Bonjour Jean-Pierre,
Merci de votre si rapide réponse à mes questions sur votre blog,
Très intéressantes réponses, tout autant que votre la partie « calédonienne” de votre blog est intéressante (je n’ai pas vu les autres).
Ma ”curiosité” à chercher à m’informer sur les dramatiques ”évènements du 13 Mai 2024” est à la fois personnelle (J’ai vécu en Kanaky/Nouvelle-Calédonie 2 ans , il y a longtemps, années 1979-80) et en tant que membre du Comité d’Organisation de ce « Festival Rochefort Pacifique Cinéma et Littérature » en vue de profiter de cet espace d’échanges interculturels pour donner des éclairages multiples permettant d’informer sur le complexe “cas Kanaky/Nouvelle-Calédonie” auprès des Français de métropole et des Océaniens de divers pays venant à ce festival,
Ceci au moyen du cinéma (fiction et documentaire),de la littéarture et de l’essai, ainsi que des débats et éventuellment d’autres formes artistiques (musique, théatre, etc…).
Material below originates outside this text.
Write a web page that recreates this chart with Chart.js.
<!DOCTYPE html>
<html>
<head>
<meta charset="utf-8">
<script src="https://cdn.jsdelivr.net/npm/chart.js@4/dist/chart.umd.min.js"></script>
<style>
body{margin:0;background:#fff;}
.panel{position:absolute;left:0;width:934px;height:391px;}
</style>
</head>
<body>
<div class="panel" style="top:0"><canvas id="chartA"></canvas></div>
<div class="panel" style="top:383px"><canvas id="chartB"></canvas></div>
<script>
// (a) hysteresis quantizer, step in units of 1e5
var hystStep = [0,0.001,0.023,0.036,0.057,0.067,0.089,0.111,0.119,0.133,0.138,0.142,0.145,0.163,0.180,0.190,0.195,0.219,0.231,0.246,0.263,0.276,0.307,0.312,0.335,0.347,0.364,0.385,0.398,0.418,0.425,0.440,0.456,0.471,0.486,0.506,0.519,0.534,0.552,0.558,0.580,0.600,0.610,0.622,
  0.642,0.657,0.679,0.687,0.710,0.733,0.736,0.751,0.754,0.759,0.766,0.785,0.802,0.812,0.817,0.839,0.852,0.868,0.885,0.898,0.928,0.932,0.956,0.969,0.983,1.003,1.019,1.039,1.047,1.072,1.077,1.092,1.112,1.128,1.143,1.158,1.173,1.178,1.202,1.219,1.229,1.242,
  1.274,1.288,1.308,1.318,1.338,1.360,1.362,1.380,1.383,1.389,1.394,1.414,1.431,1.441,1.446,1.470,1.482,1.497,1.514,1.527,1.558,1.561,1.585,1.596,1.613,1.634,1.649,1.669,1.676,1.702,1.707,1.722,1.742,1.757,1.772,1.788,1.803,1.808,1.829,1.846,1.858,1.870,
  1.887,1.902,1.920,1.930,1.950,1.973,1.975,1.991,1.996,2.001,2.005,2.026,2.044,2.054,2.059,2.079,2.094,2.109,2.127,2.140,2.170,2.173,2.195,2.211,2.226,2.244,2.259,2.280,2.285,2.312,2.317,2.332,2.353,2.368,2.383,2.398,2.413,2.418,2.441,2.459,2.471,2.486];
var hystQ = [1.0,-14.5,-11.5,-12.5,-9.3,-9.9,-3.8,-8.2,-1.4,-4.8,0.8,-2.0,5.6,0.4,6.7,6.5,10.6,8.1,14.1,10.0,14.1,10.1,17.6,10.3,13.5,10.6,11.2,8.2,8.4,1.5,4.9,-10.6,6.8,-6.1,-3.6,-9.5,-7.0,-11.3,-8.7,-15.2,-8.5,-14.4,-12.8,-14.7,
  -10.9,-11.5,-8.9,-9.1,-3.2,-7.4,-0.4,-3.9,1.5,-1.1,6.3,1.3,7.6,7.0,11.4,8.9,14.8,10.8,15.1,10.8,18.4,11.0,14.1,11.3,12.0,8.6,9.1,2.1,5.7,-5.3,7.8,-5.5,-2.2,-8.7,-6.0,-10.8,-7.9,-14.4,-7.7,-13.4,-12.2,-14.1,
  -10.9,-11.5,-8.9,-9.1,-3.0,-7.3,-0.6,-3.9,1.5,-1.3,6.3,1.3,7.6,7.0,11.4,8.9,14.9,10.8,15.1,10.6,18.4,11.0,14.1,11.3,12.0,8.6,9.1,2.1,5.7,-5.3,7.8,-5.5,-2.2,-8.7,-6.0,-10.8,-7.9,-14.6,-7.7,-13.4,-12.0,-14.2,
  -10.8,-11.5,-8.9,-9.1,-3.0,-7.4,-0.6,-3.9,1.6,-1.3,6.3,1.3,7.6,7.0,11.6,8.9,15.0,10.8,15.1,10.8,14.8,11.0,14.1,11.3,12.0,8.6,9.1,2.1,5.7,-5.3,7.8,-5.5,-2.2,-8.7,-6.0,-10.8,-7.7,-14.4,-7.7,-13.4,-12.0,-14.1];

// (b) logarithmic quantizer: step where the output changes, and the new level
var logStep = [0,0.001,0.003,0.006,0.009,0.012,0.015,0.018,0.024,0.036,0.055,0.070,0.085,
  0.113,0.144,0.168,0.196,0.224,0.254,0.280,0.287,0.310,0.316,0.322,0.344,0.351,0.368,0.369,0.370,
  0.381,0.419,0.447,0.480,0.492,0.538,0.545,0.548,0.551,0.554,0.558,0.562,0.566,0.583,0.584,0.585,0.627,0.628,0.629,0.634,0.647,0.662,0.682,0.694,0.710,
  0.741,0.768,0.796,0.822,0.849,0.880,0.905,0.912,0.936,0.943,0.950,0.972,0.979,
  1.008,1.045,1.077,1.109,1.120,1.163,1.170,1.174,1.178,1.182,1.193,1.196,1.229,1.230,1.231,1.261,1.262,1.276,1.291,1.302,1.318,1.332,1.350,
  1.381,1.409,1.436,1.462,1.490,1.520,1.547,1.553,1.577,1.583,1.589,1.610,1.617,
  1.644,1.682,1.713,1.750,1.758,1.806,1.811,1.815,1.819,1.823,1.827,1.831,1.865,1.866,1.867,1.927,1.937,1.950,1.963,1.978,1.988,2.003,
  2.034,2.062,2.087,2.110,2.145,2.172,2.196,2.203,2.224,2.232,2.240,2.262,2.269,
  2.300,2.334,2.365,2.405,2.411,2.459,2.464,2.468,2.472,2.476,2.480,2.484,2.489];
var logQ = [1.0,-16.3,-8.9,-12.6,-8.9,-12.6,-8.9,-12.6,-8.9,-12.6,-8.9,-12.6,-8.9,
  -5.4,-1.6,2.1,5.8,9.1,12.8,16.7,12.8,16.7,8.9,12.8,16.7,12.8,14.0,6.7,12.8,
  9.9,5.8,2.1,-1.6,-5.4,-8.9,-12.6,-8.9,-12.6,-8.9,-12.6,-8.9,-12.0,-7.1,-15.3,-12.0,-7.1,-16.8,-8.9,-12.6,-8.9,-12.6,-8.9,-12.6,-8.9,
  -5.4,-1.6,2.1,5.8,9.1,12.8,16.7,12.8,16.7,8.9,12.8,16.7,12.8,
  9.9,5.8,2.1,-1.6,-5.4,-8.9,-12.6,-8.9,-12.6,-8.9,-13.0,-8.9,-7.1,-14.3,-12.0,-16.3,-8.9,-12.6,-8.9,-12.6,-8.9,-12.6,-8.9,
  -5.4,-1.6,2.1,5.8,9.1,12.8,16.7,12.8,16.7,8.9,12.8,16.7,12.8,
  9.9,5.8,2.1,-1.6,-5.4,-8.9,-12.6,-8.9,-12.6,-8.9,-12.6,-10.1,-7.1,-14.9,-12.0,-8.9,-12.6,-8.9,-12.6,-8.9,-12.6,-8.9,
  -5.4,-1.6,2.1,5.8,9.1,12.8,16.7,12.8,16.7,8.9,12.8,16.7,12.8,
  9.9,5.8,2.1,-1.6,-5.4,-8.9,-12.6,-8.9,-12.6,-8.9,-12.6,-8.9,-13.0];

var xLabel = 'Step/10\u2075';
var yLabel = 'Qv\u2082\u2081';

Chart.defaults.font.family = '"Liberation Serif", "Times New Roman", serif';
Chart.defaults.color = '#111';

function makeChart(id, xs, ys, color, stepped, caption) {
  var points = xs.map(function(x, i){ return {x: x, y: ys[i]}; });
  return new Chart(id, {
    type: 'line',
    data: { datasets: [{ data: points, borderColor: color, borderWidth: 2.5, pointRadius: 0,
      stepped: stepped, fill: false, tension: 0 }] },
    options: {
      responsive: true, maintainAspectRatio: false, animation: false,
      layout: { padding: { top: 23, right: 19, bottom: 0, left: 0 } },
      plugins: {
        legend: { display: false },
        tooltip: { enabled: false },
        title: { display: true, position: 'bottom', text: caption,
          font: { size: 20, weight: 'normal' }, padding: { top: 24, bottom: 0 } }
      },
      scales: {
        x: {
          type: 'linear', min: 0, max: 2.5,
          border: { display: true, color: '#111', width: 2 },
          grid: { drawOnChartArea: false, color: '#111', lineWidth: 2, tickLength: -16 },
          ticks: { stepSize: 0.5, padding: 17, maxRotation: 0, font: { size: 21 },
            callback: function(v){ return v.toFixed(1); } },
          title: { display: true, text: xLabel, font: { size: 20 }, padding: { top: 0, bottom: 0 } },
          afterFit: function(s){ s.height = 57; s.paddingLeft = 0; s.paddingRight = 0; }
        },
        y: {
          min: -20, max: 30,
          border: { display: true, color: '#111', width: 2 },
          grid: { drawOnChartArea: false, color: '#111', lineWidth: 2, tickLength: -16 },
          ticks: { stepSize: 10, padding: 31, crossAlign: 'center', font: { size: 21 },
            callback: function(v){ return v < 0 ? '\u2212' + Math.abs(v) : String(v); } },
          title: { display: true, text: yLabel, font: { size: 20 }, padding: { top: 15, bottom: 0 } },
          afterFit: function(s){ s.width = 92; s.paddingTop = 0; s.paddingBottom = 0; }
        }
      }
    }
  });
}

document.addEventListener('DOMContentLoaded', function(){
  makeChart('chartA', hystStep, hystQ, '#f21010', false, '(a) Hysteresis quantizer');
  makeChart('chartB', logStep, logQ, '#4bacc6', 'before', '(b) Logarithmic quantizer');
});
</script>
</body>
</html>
Un grand merci de vos précisions / avis sur les 2 livres de F.Angleviel: À vrai dire j’ai commandé & reçu par erreur le « Après la crise insurrectionnelle…”, alors que je souhaitais lire le « ‘Dépasser la crise insurrectionnelle de 2024 en Nouvelle-Calédonie’ (Édilivre)” pour la multiplicités et diversités des témoignages qui semblaient s’y trouver…
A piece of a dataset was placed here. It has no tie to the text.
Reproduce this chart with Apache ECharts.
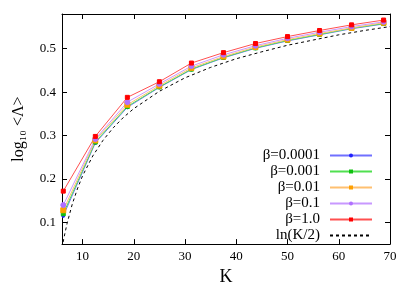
<!DOCTYPE html>
<html><head><meta charset="utf-8">
<script src="https://cdn.jsdelivr.net/npm/echarts@6/dist/echarts.min.js"></script>
<style>html,body{margin:0;padding:0;background:#fff}#c{width:415px;height:291px}</style>
</head><body><div id="c"></div>
<script>
const K = [6.25, 12.5, 18.75, 25, 31.25, 37.5, 43.75, 50, 56.25, 62.5, 68.75];
const beta00001 = [0.115, 0.283, 0.365, 0.411, 0.452, 0.479, 0.501, 0.518, 0.532, 0.546, 0.557];
const beta0001  = [0.120, 0.285, 0.367, 0.412, 0.453, 0.480, 0.502, 0.519, 0.533, 0.547, 0.558];
const beta001   = [0.128, 0.289, 0.371, 0.415, 0.456, 0.482, 0.504, 0.521, 0.535, 0.548, 0.560];
const beta01    = [0.140, 0.292, 0.377, 0.419, 0.460, 0.486, 0.507, 0.524, 0.538, 0.551, 0.562];
const beta10    = [0.172, 0.298, 0.388, 0.424, 0.467, 0.491, 0.512, 0.528, 0.542, 0.555, 0.566];
const lnK = [6.0, 6.2, 6.5, 7, 8, 9, 10, 12, 14, 16, 18, 20, 25, 30, 35, 40, 45, 50, 55, 60, 65, 70];
const lnV = [0.041, 0.054, 0.071, 0.098, 0.142, 0.177, 0.207, 0.253, 0.289, 0.318, 0.342, 0.362, 0.402, 0.433, 0.457, 0.477, 0.493, 0.508, 0.520, 0.532, 0.542, 0.551];
const xTicks = [10, 20, 30, 40, 50, 60, 70];
const yTicks = [0.1, 0.2, 0.3, 0.4, 0.5];
const names = ['β=0.0001', 'β=0.001', 'β=0.01', 'β=0.1', 'β=1.0', 'ln(K/2)'];

const lineColors = ['#7070ff', '#50e050', '#ffc070', '#c898ff', '#ff5050', '#000'];
const markColors = ['#2020ff', '#10c010', '#ffa000', '#b070ff', '#ff0000', '#000'];
const pair = (xs, ys) => xs.map((x, i) => [x, ys[i]]);
const serif = '"Liberation Serif", "DejaVu Serif", serif';
function dataSeries(i, ys, symbol, size) {
  return {
    name: names[i], type: 'line', data: pair(K, ys), symbol, symbolSize: size,
    lineStyle: {color: lineColors[i], width: 1},
    itemStyle: {color: markColors[i], borderColor: markColors[i]},
    emphasis: {disabled: true}, animation: false
  };
}
const chart = echarts.init(document.getElementById('c'));
const axisCommon = {
  axisLine: {show: true, onZero: false, lineStyle: {color: '#000', width: 1}},
  splitLine: {show: false}
};
chart.setOption({
  animation: false,
  grid: {left: 62, right: 25, top: 14, bottom: 44},
  xAxis: [
    Object.assign({type: 'value', min: 6, max: 70, position: 'bottom',
      name: 'K', nameLocation: 'middle', nameGap: 22,
      nameTextStyle: {fontFamily: serif, fontSize: 18, color: '#000'},
      axisTick: {show: true, inside: true, length: 5, customValues: xTicks, lineStyle: {color: '#000'}},
      axisLabel: {customValues: xTicks, fontFamily: serif, fontSize: 13, color: '#000', margin: 6}
    }, axisCommon),
    Object.assign({type: 'value', min: 6, max: 70, position: 'top',
      axisTick: {show: true, inside: true, length: 5, customValues: xTicks, lineStyle: {color: '#000'}},
      axisLabel: {show: false}
    }, axisCommon)
  ],
  yAxis: [
    Object.assign({type: 'value', min: 0.05, max: 0.58, position: 'left',
      name: 'log₁₀ <Λ>', nameLocation: 'middle', nameGap: 35, nameRotate: 90,
      nameTextStyle: {fontFamily: serif, fontSize: 16, color: '#000'},
      axisTick: {show: true, inside: true, length: 5, customValues: yTicks, lineStyle: {color: '#000'}},
      axisLabel: {customValues: yTicks, fontFamily: serif, fontSize: 13, color: '#000', margin: 6,
        formatter: v => v.toFixed(1)}
    }, axisCommon),
    Object.assign({type: 'value', min: 0.05, max: 0.58, position: 'right',
      axisTick: {show: true, inside: true, length: 5, customValues: yTicks, lineStyle: {color: '#000'}},
      axisLabel: {show: false}
    }, axisCommon)
  ],
  legend: {
    orient: 'vertical', right: 37, top: 143, align: 'right',
    itemWidth: 42, itemHeight: 5, itemGap: 1,
    textStyle: {fontFamily: serif, fontSize: 15, color: '#000', lineHeight: 14, padding: [0, 5, 0, 0]},
    data: names.map((n, i) => i === 5 ? {name: n, itemStyle: {opacity: 0}} : n)
  },
  series: [
    dataSeries(0, beta00001, 'circle', 3),
    dataSeries(1, beta0001, 'rect', 4),
    dataSeries(2, beta001, 'rect', 5),
    dataSeries(3, beta01, 'circle', 5),
    dataSeries(4, beta10, 'rect', 4),
    {name: names[5], type: 'line', data: pair(lnK, lnV), symbol: 'none',
     lineStyle: {color: '#000', width: 1, type: [3, 3]}, itemStyle: {color: '#000'},
     emphasis: {disabled: true}, clip: true}
  ]
});
</script></body></html>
Pour tout dire, j’ai lu récemment à la fois ce « Après la crise insurrectionnelle…” de F.Angleviel et le livre de Benoît Trépied : « Décoloniser la Kanaky-Nouvelle-Calédonie”:
Cette lecture en simultanée des 2 livres est, évidemment, catastrophique pour le livre du premier ! :
Si le premier présente quelque intérêt de part une chronologie factuellle des « évènnements » de Mai à Juillet 2024 (avec des notes/références datés du journal ”La voix du caillou”), il est effarent de constater que, derrière un livre dont l’auteur est présenté comme un ”professeur honoraire des université en histoire et spécialiste de la colonisation” (sic le 4e de couverture), et donc à propos duquel le lecteur s’attend à un ouvrage quelque peu ”historique” / ”scientifique” sur les faits, on a en réalité un livre présentant les opinions personnels de l’auteur quant à l’avenir du pays, souhaité par lui , ce qui est annoncé dès l’introduction du livre.
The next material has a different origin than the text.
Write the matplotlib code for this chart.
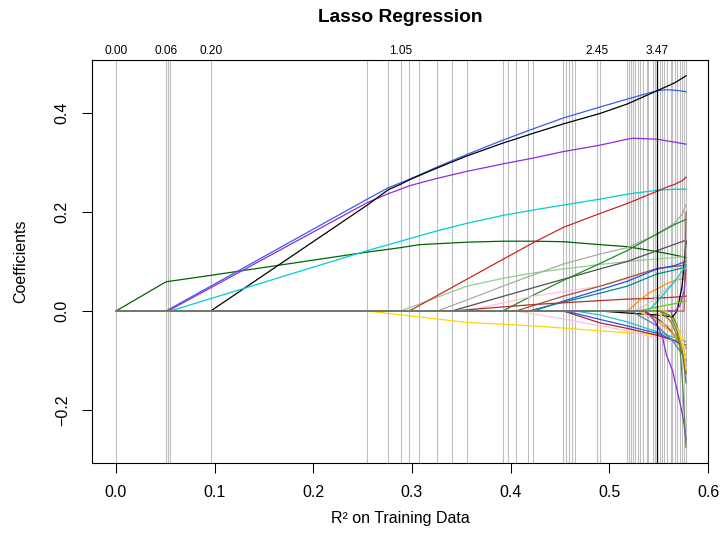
import matplotlib
matplotlib.use("Agg")
import matplotlib.pyplot as plt

plt.rcParams['font.family'] = ['Liberation Sans', 'DejaVu Sans']

# R^2 on the training data at each step of the LARS/lasso path
step_r2 = [0.0, 0.0507, 0.0527, 0.0550, 0.0960, 0.2547, 0.2760, 0.2885, 0.2973,
           0.3074, 0.3256, 0.3402, 0.3554, 0.3919, 0.3976, 0.4054, 0.4179, 0.4229,
           0.4535, 0.4558, 0.4590, 0.4622, 0.4655, 0.4876, 0.4905, 0.5180, 0.5201,
           0.5221, 0.5241, 0.5262, 0.5286, 0.5309, 0.5343, 0.5377, 0.5393, 0.5438,
           0.5461, 0.5485, 0.5512, 0.5535, 0.5555, 0.5580, 0.5620, 0.5640, 0.5664,
           0.5687, 0.5714, 0.5737, 0.5758, 0.5777]
selected_r2 = 0.5485

# L1 norm of the coefficients shown on the top axis
top_label_r2 = [0.0, 0.0507, 0.0960, 0.2885, 0.4876, 0.5485]
top_labels = ["0.00", "0.06", "0.20", "1.05", "2.45", "3.47"]

x_ticks = [0.0, 0.1, 0.2, 0.3, 0.4, 0.5, 0.6]
y_ticks = [-0.2, 0.0, 0.2, 0.4]

# coefficient paths: colour, R^2 at the knots, coefficient at the knots
path_colors = [
    "#006400", "#3A5FE5", "#8E2BE0", "#000000", "#00CED1", "#FFD700",
    "#8FD08F", "#CD2626", "#A9A9A9", "#505050", "#228B22", "#FFC0E0",
    "#FFC0E0", "#A0522D", "#1E50F0", "#008B8B", "#B03030", "#B22222",
    "#3050E0", "#20C5CD", "#FF8C00", "#C8C8C8", "#8B4513", "#EEC900",
    "#6E6E6E", "#000000", "#B85C5C", "#9A32CD", "#EEAD0E", "#4682B4",
    "#FFB6C1", "#66CD00", "#00CED1", "#FFE066", "#8B7355", "#FFD700",
    "#8E2BE0", "#4E8A4E",
]
path_r2 = [
    [0, 0.0507, 0.0960, 0.2547, 0.2885, 0.3074, 0.3554, 0.3919, 0.4229, 0.4535, 0.4905, 0.5180, 0.5485, 0.5664, 0.5777],
    [0, 0.0507, 0.2547, 0.2760, 0.2885, 0.2973, 0.3256, 0.3554, 0.3919, 0.4229, 0.4535, 0.4905, 0.5180, 0.5485, 0.5580, 0.5714, 0.5777],
    [0, 0.0527, 0.2547, 0.2760, 0.2885, 0.2973, 0.3256, 0.3554, 0.3919, 0.4229, 0.4535, 0.4905, 0.5180, 0.5241, 0.5485, 0.5664, 0.5777],
    [0, 0.0960, 0.2547, 0.2760, 0.2885, 0.2973, 0.3256, 0.3554, 0.3919, 0.4229, 0.4535, 0.4905, 0.5180, 0.5485, 0.5664, 0.5777],
    [0, 0.0550, 0.2547, 0.2760, 0.2973, 0.3256, 0.3554, 0.3919, 0.4229, 0.4535, 0.4905, 0.5180, 0.5485, 0.5664, 0.5777],
    [0, 0.2547, 0.3554, 0.4229, 0.4905, 0.5485, 0.5664, 0.5777],
    [0, 0.2885, 0.3554, 0.3919, 0.4229, 0.4535, 0.4905, 0.5180, 0.5485, 0.5664, 0.5777],
    [0, 0.2973, 0.3554, 0.4229, 0.4535, 0.4905, 0.5180, 0.5485, 0.5580, 0.5664, 0.5737, 0.5777],
    [0, 0.3256, 0.3554, 0.3919, 0.4229, 0.4535, 0.4905, 0.5180, 0.5485, 0.5664, 0.5737, 0.5777],
    [0, 0.3402, 0.4229, 0.4905, 0.5180, 0.5485, 0.5664, 0.5777],
    [0, 0.3919, 0.4229, 0.4535, 0.4905, 0.5180, 0.5485, 0.5664, 0.5777],
    [0, 0.3554, 0.4229, 0.4905, 0.5180, 0.5485, 0.5777],
    [0, 0.4054, 0.4535, 0.4905, 0.5180, 0.5485, 0.5664, 0.5777],
    [0, 0.4054, 0.4535, 0.4905, 0.5180, 0.5485, 0.5664, 0.5777],
    [0, 0.4229, 0.4535, 0.4905, 0.5180, 0.5485, 0.5664, 0.5777],
    [0, 0.4179, 0.4535, 0.4905, 0.5180, 0.5485, 0.5664, 0.5777],
    [0, 0.3402, 0.4229, 0.4905, 0.5180, 0.5485, 0.5664, 0.5777],
    [0, 0.4535, 0.4905, 0.5180, 0.5485, 0.5664, 0.5777],
    [0, 0.4558, 0.4905, 0.5180, 0.5485, 0.5664, 0.5777],
    [0, 0.4655, 0.4905, 0.5180, 0.5485, 0.5664, 0.5777],
    [0, 0.5180, 0.5241, 0.5309, 0.5393, 0.5485, 0.5580, 0.5664, 0.5777],
    [0, 0.5262, 0.5393, 0.5485, 0.5580, 0.5664, 0.5777],
    [0, 0.5343, 0.5485, 0.5580, 0.5664, 0.5714, 0.5758, 0.5777],
    [0, 0.5555, 0.5664, 0.5714, 0.5758, 0.5777],
    [0, 0.5620, 0.5687, 0.5737, 0.5777],
    [0, 0.4905, 0.5180, 0.5485, 0.5640, 0.5687, 0.5737, 0.5758, 0.5777],
    [0, 0.5758, 0.5777],
    [0, 0.5664, 0.5714, 0.5758, 0.5777],
    [0, 0.5286, 0.5485, 0.5640, 0.5714, 0.5777],
    [0, 0.5221, 0.5485, 0.5640, 0.5714, 0.5777],
    [0, 0.5309, 0.5485, 0.5664, 0.5777],
    [0, 0.5286, 0.5485, 0.5664, 0.5777],
    [0, 0.5393, 0.5535, 0.5664, 0.5737, 0.5777],
    [0, 0.5438, 0.5580, 0.5687, 0.5737, 0.5777],
    [0, 0.5512, 0.5620, 0.5687, 0.5737, 0.5777],
    [0, 0.5580, 0.5664, 0.5714, 0.5758, 0.5777],
    [0, 0.5377, 0.5461, 0.5535, 0.5580, 0.5640, 0.5687, 0.5737, 0.5758, 0.5777],
    [0, 0.5512, 0.5620, 0.5687, 0.5714, 0.5737, 0.5758, 0.5777],
]
path_coef = [
    [0, 0.059, 0.072, 0.119, 0.128, 0.134, 0.139, 0.141, 0.141, 0.140, 0.134, 0.130, 0.120, 0.113, 0.108],
    [0, 0.000, 0.226, 0.249, 0.259, 0.266, 0.291, 0.316, 0.345, 0.368, 0.390, 0.412, 0.428, 0.445, 0.447, 0.445, 0.443],
    [0, 0.000, 0.219, 0.237, 0.246, 0.253, 0.268, 0.282, 0.297, 0.309, 0.322, 0.335, 0.347, 0.349, 0.347, 0.341, 0.337],
    [0, 0.000, 0.214, 0.245, 0.256, 0.265, 0.289, 0.313, 0.339, 0.359, 0.378, 0.399, 0.418, 0.445, 0.461, 0.475],
    [0, 0.000, 0.122, 0.134, 0.146, 0.162, 0.177, 0.193, 0.204, 0.214, 0.226, 0.236, 0.244, 0.246, 0.246],
    [0, 0.000, -0.023, -0.030, -0.040, -0.048, -0.052, -0.058],
    [0, 0.000, 0.050, 0.066, 0.077, 0.085, 0.094, 0.100, 0.105, 0.108, 0.110],
    [0, 0.000, 0.064, 0.138, 0.169, 0.197, 0.217, 0.242, 0.250, 0.256, 0.263, 0.270],
    [0, 0.000, 0.022, 0.050, 0.073, 0.095, 0.115, 0.128, 0.155, 0.178, 0.195, 0.215],
    [0, 0.000, 0.047, 0.085, 0.100, 0.122, 0.135, 0.143],
    [0, 0.000, 0.032, 0.062, 0.096, 0.122, 0.156, 0.175, 0.185],
    [0, 0.000, 0.030, 0.050, 0.065, 0.085, 0.092],
    [0, 0.000, -0.016, -0.030, -0.040, -0.055, -0.064, -0.070],
    [0, 0.000, 0.030, 0.050, 0.067, 0.086, 0.090, 0.093],
    [0, 0.000, 0.020, 0.043, 0.060, 0.085, 0.092, 0.100],
    [0, 0.000, 0.018, 0.036, 0.050, 0.075, 0.083, 0.089],
    [0, 0.000, 0.013, 0.021, 0.024, 0.026, 0.028, 0.030],
    [0, 0.000, -0.024, -0.035, -0.049, -0.060, -0.069],
    [0, 0.000, -0.017, -0.030, -0.045, -0.060, -0.075],
    [0, 0.000, -0.008, -0.022, -0.042, -0.054, -0.062],
    [0, 0.000, 0.010, 0.022, 0.035, 0.045, 0.055, 0.062, 0.066],
    [0, 0.000, 0.015, 0.028, 0.045, 0.060, 0.076],
    [0, 0.000, -0.015, -0.030, -0.050, -0.070, -0.100, -0.126],
    [0, 0.000, -0.020, -0.045, -0.085, -0.120],
    [0, 0.000, -0.030, -0.075, -0.145],
    [0, 0.000, -0.004, -0.008, -0.012, 0.000, 0.050, 0.095, 0.140],
    [0, 0.000, 0.200],
    [0, 0.000, 0.010, 0.040, 0.083],
    [0, 0.000, -0.020, -0.045, -0.065, -0.090],
    [0, 0.000, -0.030, -0.060, -0.080, -0.100],
    [0, 0.000, -0.020, -0.035, -0.045],
    [0, 0.000, 0.008, 0.015, 0.020],
    [0, 0.000, 0.030, 0.060, 0.080, 0.094],
    [0, 0.000, -0.015, -0.035, -0.060, -0.080],
    [0, 0.000, -0.020, -0.050, -0.080, -0.110],
    [0, 0.000, -0.025, -0.050, -0.085, -0.115],
    [0, 0.000, -0.020, -0.050, -0.090, -0.120, -0.160, -0.205, -0.230, -0.260],
    [0, 0.000, -0.010, -0.040, -0.070, -0.130, -0.200, -0.275],
]

fig = plt.figure(figsize=(7.2, 5.45), dpi=100)
ax = fig.add_axes([92 / 720, 1 - 463 / 545, 616 / 720, 403 / 545])

for r2 in step_r2:
    ax.axvline(r2, color="#BEBEBE", lw=0.8, zorder=1)

for color, xs, ys in zip(path_colors, path_r2, path_coef):
    ax.plot(xs, ys, color=color, lw=0.9, zorder=2)

ax.axvline(selected_r2, color="black", lw=0.9, zorder=3)

ax.set_xlim(-0.0243, 0.6)
ax.set_ylim(-0.307, 0.507)
ax.set_xticks(x_ticks)
ax.set_xticklabels([f"{v:.1f}" for v in x_ticks])
ax.set_yticks(y_ticks)
ax.set_yticklabels([f"{v:.1f}".replace("-", "\u2212") for v in y_ticks])
ax.tick_params(axis="both", direction="out", length=7, width=0.75,
               labelsize=11.5, pad=9)
for lab in ax.get_yticklabels():
    lab.set_rotation(90)
    lab.set_verticalalignment("center")
for sp in ax.spines.values():
    sp.set_linewidth(0.8)

for r2, text in zip(top_label_r2, top_labels):
    ax.annotate(text, xy=(r2, 1.0), xycoords=("data", "axes fraction"),
                xytext=(0, 4.5), textcoords="offset points",
                ha="center", va="baseline", fontsize=8.6)

ax.set_xlabel("R\u00b2 on Training Data", fontsize=11.5)
ax.xaxis.set_label_coords(0.5, -0.137)
ax.xaxis.label.set_verticalalignment("center")
ax.set_ylabel("Coefficients", fontsize=11.5)
ax.yaxis.set_label_coords(-0.115, 0.5)
ax.yaxis.label.set_verticalalignment("center")

fig.text(400 / 720, 1 - 18 / 545, "Lasso Regression", ha="center", va="center",
         fontsize=13.8, fontweight="bold")

fig.savefig("out.png", dpi=100)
Ce qui ne me gênerait pas: tout auteur à le droit d’expimer une opinion -liberté d’expression…- si cette ”opinion personnelle” n’était pas présentée derrière un emballage d’ ”objectivité historique / scientifique” … avec une grande partialité et de très grandes lacunes dans l’exposé des faits:
Je ne prendrais pour exemple que la ”2e partie” et surtout les chapitres 2.1.1 à 2.1.3 avec un résumé ”historique” des plus partiales, dont les notes de références bibliographiques témoignent, avec, par exemple, l’absence criante, de toute références aux travaux de Christophe Sand dans les parties sur ”3000 ans d’histoire oublié”, ni aux de Alban Bensa, dont le nom est pourtant mentionné dans le texte, mais suivi d’une note biblio faisant référence à un ouvrage de ”F.Angeviel” (p.47 note 4) !!! Aucune allusion non plus aux écrits de JM Tjibaou et qq autres dans les passages, trop brefs, sur les ”Accords de Matigon-Oudinot-Nouméa” qui sont crédités UNIQUEMENT QUE au RPCR !!! : p. 55 ”Dix années plus tard [après 1988], un nouvel accord est proposé par le RPCR, qui regroupe la majorité de la majorité non-indépendantiste” (sic) !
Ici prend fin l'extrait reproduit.